Data excerpts:
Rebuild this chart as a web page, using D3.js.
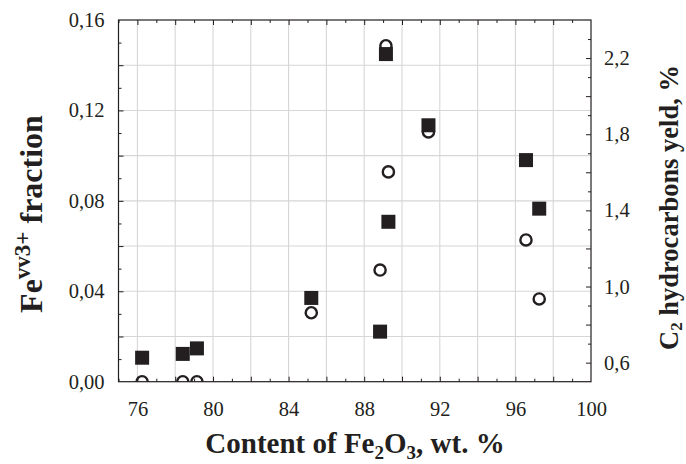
<!DOCTYPE html>
<html><head><meta charset="utf-8">
<script src="https://cdn.jsdelivr.net/npm/d3@7/dist/d3.min.js"></script>
<style>
html,body{margin:0;padding:0;background:#fff;}
text{font-family:"Liberation Serif","Times New Roman",serif;fill:#231f20;}
</style></head>
<body><svg id="chart" width="686" height="464"></svg>
<script>
// ---- data ----
const feContent   = [76.25, 78.4, 79.15, 85.2, 88.84, 89.15, 89.28, 91.4, 96.56, 97.26];
const fe3Fraction = [0, 0, 0, 0.0305, 0.0494, 0.1486, 0.0928, 0.1105, 0.0627, 0.0366];
const c2Yield     = [0.626, 0.646, 0.675, 0.940, 0.763, 2.221, 1.340, 1.847, 1.664, 1.409];
const xTickLabels = [76, 80, 84, 88, 92, 96, 100];
const yLeftTickLabels = [0, 0.04, 0.08, 0.12, 0.16];
const yRightTickLabels = [0.6, 1.0, 1.4, 1.8, 2.2];

const W = 686, H = 464;
const L = 118.5, R = 591, T = 20, B = 381.7;
const svg = d3.select("#chart");
const ink = "#231f20";

const x = d3.scaleLinear().domain([75, 100]).range([L, R]);
const yL = d3.scaleLinear().domain([0, 0.16]).range([B, T]);
const yR = d3.scaleLinear().domain([0.5, 2.4]).range([B, T]);
const fmt = (d, p) => d3.format("." + p + "f")(d).replace(".", ",");

svg.append("clipPath").attr("id", "clip").append("rect")
  .attr("x", L).attr("y", T).attr("width", R - L).attr("height", B - T);

// grid
const gx = d3.range(76, 99, 2), gy = d3.range(0.02, 0.159, 0.02);
svg.append("g").selectAll("line").data(gx).join("line")
  .attr("x1", d => x(d)).attr("x2", d => x(d)).attr("y1", T).attr("y2", B)
  .attr("stroke", "#d6d6d6").attr("stroke-width", 1.1);
svg.append("g").selectAll("line").data(gy).join("line")
  .attr("y1", d => yL(d)).attr("y2", d => yL(d)).attr("x1", L).attr("x2", R)
  .attr("stroke", "#d6d6d6").attr("stroke-width", 1.1);

// points
const pts = feContent.map((v, i) => ({x: v, f: fe3Fraction[i], c: c2Yield[i]}));
const plot = svg.append("g").attr("clip-path", "url(#clip)");
plot.selectAll("circle").data(pts).join("circle")
  .attr("cx", d => x(d.x)).attr("cy", d => yL(d.f)).attr("r", 5.6)
  .attr("fill", "#fff").attr("stroke", ink).attr("stroke-width", 2.4);
plot.selectAll("rect.sq").data(pts).join("rect").attr("class", "sq")
  .attr("x", d => x(d.x) - 7).attr("y", d => yR(d.c) - 7)
  .attr("width", 14).attr("height", 14).attr("fill", ink);

// ticks (inward)
function tickAxis(axisFn, scale, vals, size, tr) {
  svg.append("g").attr("transform", tr)
    .call(axisFn(scale).tickValues(vals).tickSize(size).tickFormat(""))
    .call(g => g.select(".domain").remove())
    .call(g => g.selectAll("line").attr("stroke", ink).attr("stroke-width", 1));
}
const xMaj = d3.range(76, 99, 2), xMin = d3.range(75, 100, 1).filter(d => d % 2 === 1);
tickAxis(d3.axisBottom, x, xMaj, -5, `translate(0,${B})`);
tickAxis(d3.axisBottom, x, xMin, -3, `translate(0,${B})`);
tickAxis(d3.axisTop, x, xMaj, -5, `translate(0,${T})`);
tickAxis(d3.axisTop, x, xMin, -3, `translate(0,${T})`);
const yMaj = d3.range(0.02, 0.159, 0.02), yMin = d3.range(0.01, 0.159, 0.02);
tickAxis(d3.axisLeft, yL, yMaj, -5, `translate(${L},0)`);
tickAxis(d3.axisLeft, yL, yMin, -3, `translate(${L},0)`);
const rMaj = [0.6, 0.8, 1.0, 1.2, 1.4, 1.6, 1.8, 2.0, 2.2], rMin = [0.7, 0.9, 1.1, 1.3, 1.5, 1.7, 1.9, 2.1, 2.3];
tickAxis(d3.axisRight, yR, rMaj, -5, `translate(${R},0)`);
tickAxis(d3.axisRight, yR, rMin, -3, `translate(${R},0)`);

// frame
svg.append("rect").attr("x", L).attr("y", T).attr("width", R - L).attr("height", B - T)
  .attr("fill", "none").attr("stroke", ink).attr("stroke-width", 1.2);

// tick labels
function labelAxis(axisFn, scale, vals, pad, tr, p) {
  const g = svg.append("g").attr("transform", tr)
    .call(axisFn(scale).tickValues(vals).tickSize(0).tickPadding(pad).tickFormat(d => p === null ? d : fmt(d, p)));
  g.select(".domain").remove();
  g.selectAll("text").style("font-size", "20.5px").attr("fill", ink)
    .style("font-family", "'Liberation Serif', serif");
  return g;
}
labelAxis(d3.axisBottom, x, xTickLabels, 20, `translate(0,${B})`, null);
labelAxis(d3.axisLeft, yL, yLeftTickLabels, 14, `translate(${L},0)`, 2);
labelAxis(d3.axisRight, yR, yRightTickLabels, 13, `translate(${R},0)`, 1);

// axis titles
const xt = svg.append("text").attr("x", 355).attr("y", 453).attr("text-anchor", "middle")
  .style("font-size", "29px").style("font-weight", "bold");
xt.append("tspan").text("Content of Fe");
xt.append("tspan").text("2").style("font-size", "19px").attr("dy", 6);
xt.append("tspan").text("O").attr("dy", -6);
xt.append("tspan").text("3").style("font-size", "19px").attr("dy", 6);
xt.append("tspan").text(", wt. %").attr("dy", -6);

const lt = svg.append("text").attr("transform", "translate(42,214) rotate(-90)")
  .attr("text-anchor", "middle").style("font-size", "32px").style("font-weight", "bold");
lt.append("tspan").text("Fe");
lt.append("tspan").text("vv3+").style("font-size", "23px").attr("dy", -12);
lt.append("tspan").text(" fraction").attr("dy", 12);

const rt = svg.append("text").attr("transform", "translate(678,207.5) rotate(-90)")
  .attr("text-anchor", "middle").style("font-size", "26.5px").style("font-weight", "bold");
rt.append("tspan").text("C");
rt.append("tspan").text("2").style("font-size", "17px").attr("dy", 4);
rt.append("tspan").text(" hydrocarbons yeld, %").attr("dy", -4);
</script></body></html>
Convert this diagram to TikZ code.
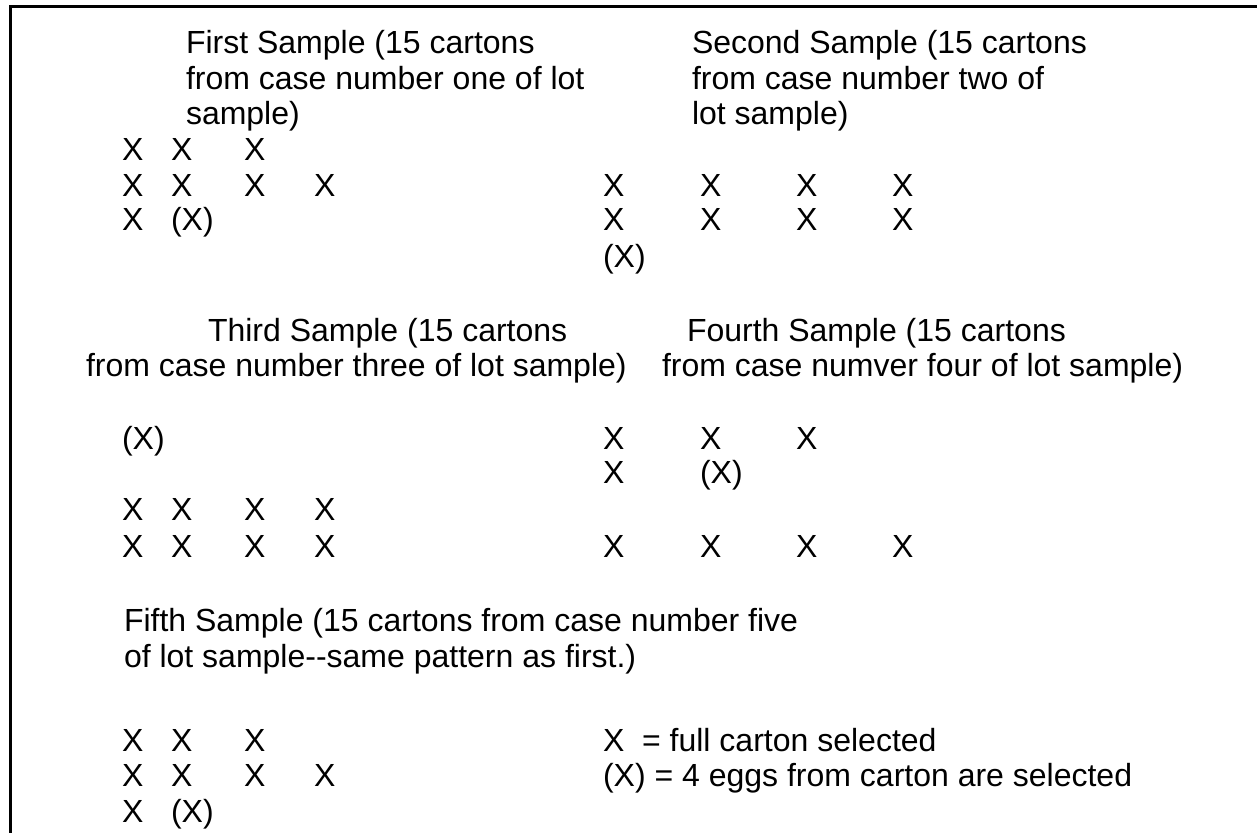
\documentclass[tikz,border=0pt]{standalone}
\usepackage{fontspec}
\setmainfont{Liberation Sans}
\usetikzlibrary{positioning}

\begin{document}
\begin{tikzpicture}[
  x=0.5pt, y=-0.5pt,
  font=\fontsize{16}{18}\selectfont,
  % Styles
  txt/.style={anchor=base west, inner sep=0pt, outer sep=0pt},
  carton/.style={txt},
  boxline/.style={draw, line width=1.5pt, line join=miter},
  ]
\useasboundingbox (0,0) rectangle (1257,833);

% Open frame (left and top only)
\draw[boxline] (10,833) -- (10,6.5) -- (1257,6.5);

%--- First sample ---------------------------------------------------
\node[txt] (t1a) at (186,54)  {First Sample (15 cartons};
\node[txt] (t1b) at (186,90)  {from case number one of lot};
\node[txt] (t1c) at (186,125) {sample)};

\foreach \c [count=\i] in {122,171,244}
  \node[carton] (s1a\i) at (\c,161) {X};
\foreach \c [count=\i] in {122,171,244,314}
  \node[carton] (s1b\i) at (\c,197) {X};
\node[carton] (s1c1) at (122,231) {X};
\node[carton] (s1c2) at (171,231) {(X)};

%--- Second sample --------------------------------------------------
\node[txt] (t2a) at (692,54)  {Second Sample (15 cartons};
\node[txt] (t2b) at (692,90)  {from case number two of};
\node[txt] (t2c) at (692,125) {lot sample)};

\foreach \c [count=\i] in {603,700,796,892} {
  \node[carton] (s2a\i) at (\c,197) {X};
  \node[carton] (s2b\i) at (\c,231) {X};
}
\node[carton] (s2c1) at (603,268) {(X)};

%--- Third sample ---------------------------------------------------
\node[txt] (t3a) at (208,342) {Third Sample (15 cartons};
\node[txt] (t3b) at (86,377)  {from case number three of lot sample)};

\node[carton] (s3a1) at (122,450) {(X)};
\foreach \c [count=\i] in {122,171,244,314} {
  \node[carton] (s3b\i) at (\c,520) {X};
  \node[carton] (s3c\i) at (\c,557) {X};
}

%--- Fourth sample --------------------------------------------------
\node[txt] (t4a) at (687,342) {Fourth Sample (15 cartons};
\node[txt] (t4b) at (662,377) {from case numver four of lot sample)};

\foreach \c [count=\i] in {603,700,796}
  \node[carton] (s4a\i) at (\c,450) {X};
\node[carton] (s4b1) at (603,484) {X};
\node[carton] (s4b2) at (700,484) {(X)};
\foreach \c [count=\i] in {603,700,796,892}
  \node[carton] (s4c\i) at (\c,557) {X};

%--- Fifth sample ---------------------------------------------------
\node[txt] (t5a) at (124,631) {Fifth Sample (15 cartons from case number five};
\node[txt] (t5b) at (124,667) {of lot sample-{}-same pattern as first.)};

\foreach \c [count=\i] in {122,171,244}
  \node[carton] (s5a\i) at (\c,751) {X};
\foreach \c [count=\i] in {122,171,244,314}
  \node[carton] (s5b\i) at (\c,786) {X};
\node[carton] (s5c1) at (122,822) {X};
\node[carton] (s5c2) at (171,822) {(X)};

%--- Legend ---------------------------------------------------------
\node[txt] (key1) at (603,751) {X\ \ = full carton selected};
\node[txt] (key2) at (603,786) {(X) = 4 eggs from carton are selected};

\end{tikzpicture}
\end{document}
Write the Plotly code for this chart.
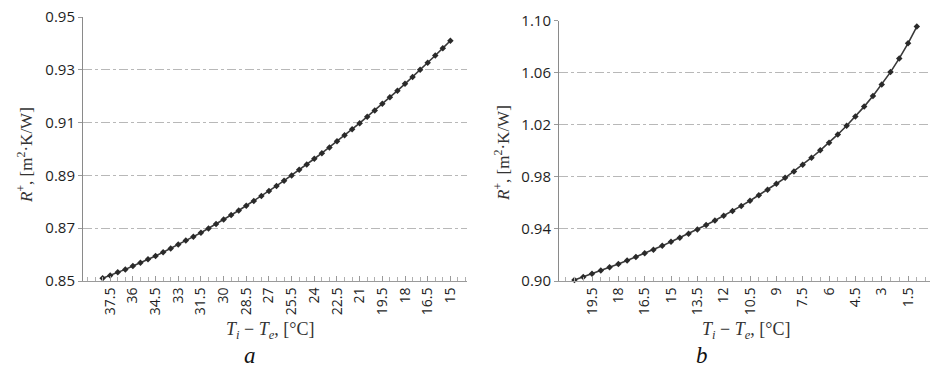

Exercise: In the listing above, find the line containing "Convert this diagram to TikZ code." and the line containing "(0,0) rectangle (1257,833);", then write out both of them and every line between, exactly, with no pictures.

Output of the exercise:
Convert this diagram to TikZ code.
\documentclass[tikz,border=0pt]{standalone}
\usepackage{fontspec}
\setmainfont{Liberation Sans}
\usetikzlibrary{positioning}

\begin{document}
\begin{tikzpicture}[
  x=0.5pt, y=-0.5pt,
  font=\fontsize{16}{18}\selectfont,
  % Styles
  txt/.style={anchor=base west, inner sep=0pt, outer sep=0pt},
  carton/.style={txt},
  boxline/.style={draw, line width=1.5pt, line join=miter},
  ]
\useasboundingbox (0,0) rectangle (1257,833);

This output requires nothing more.